Prospective parents and perfectionism
Last week, I interviewed marketing powerhouse Amy Halvorsen about her journey to motherhood, and she talked about the challenge of perfectionism for prospective parents. It was one of the things that made her afraid of becoming a mother.
I strongly relate. During my many years of uncertainty about the decision, I struggled with the notion of parenting perfection. Everywhere I go in life, I feel the weight in my chest of my own internal critic, ready and willing to tell me how I don’t measure up.
I find perfection to be one of the most misunderstood words in our language. We use the term like it’s real—the product of hard work and training. In reality, perfection doesn’t exist. Perfect is an ideal that dresses up as nice but is actually one of the meanest out there. A beacon of internal cruelty.
I never pretended that I could be a perfect parent. I knew that, like every parent, I would make mistakes.
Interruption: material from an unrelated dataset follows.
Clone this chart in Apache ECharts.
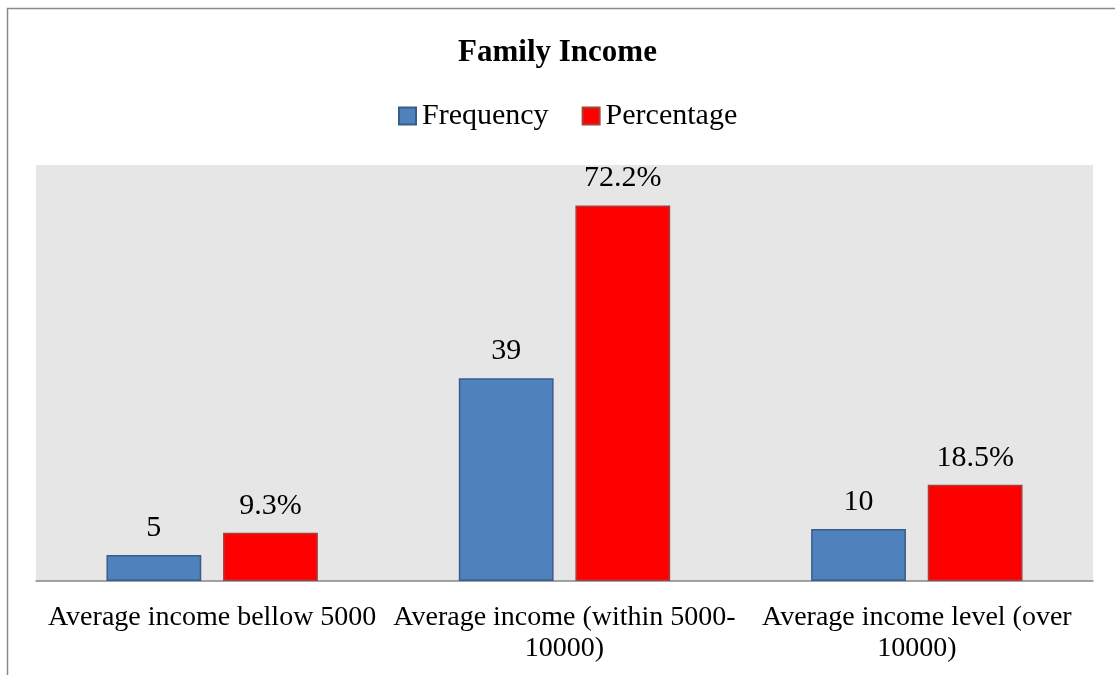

My biggest fear wasn’t of making mistakes in parenthood, but of the way I would talk to myself about them. I knew that I could be kind and generous to my kid, but if I wasn’t kind and generous to myself, my kid would know it. Even worse, my kid would mirror it.
My fear, in other words, wasn’t of being an imperfect parent. It was of being a perfectionist parent.
A big part of my decision to try to have a baby was about surrender. And a big part of what I knew I needed to lay to the side was perfectionism.
I can say now, after having a baby, that surrendering is even harder than I thought. It’s a daily practice of playing catch—trying to catch the mean ways I talk to myself and grab at my sides in anger when I don’t think I measure up, trying to catch them earlier and more often, and having grace with myself when I don’t.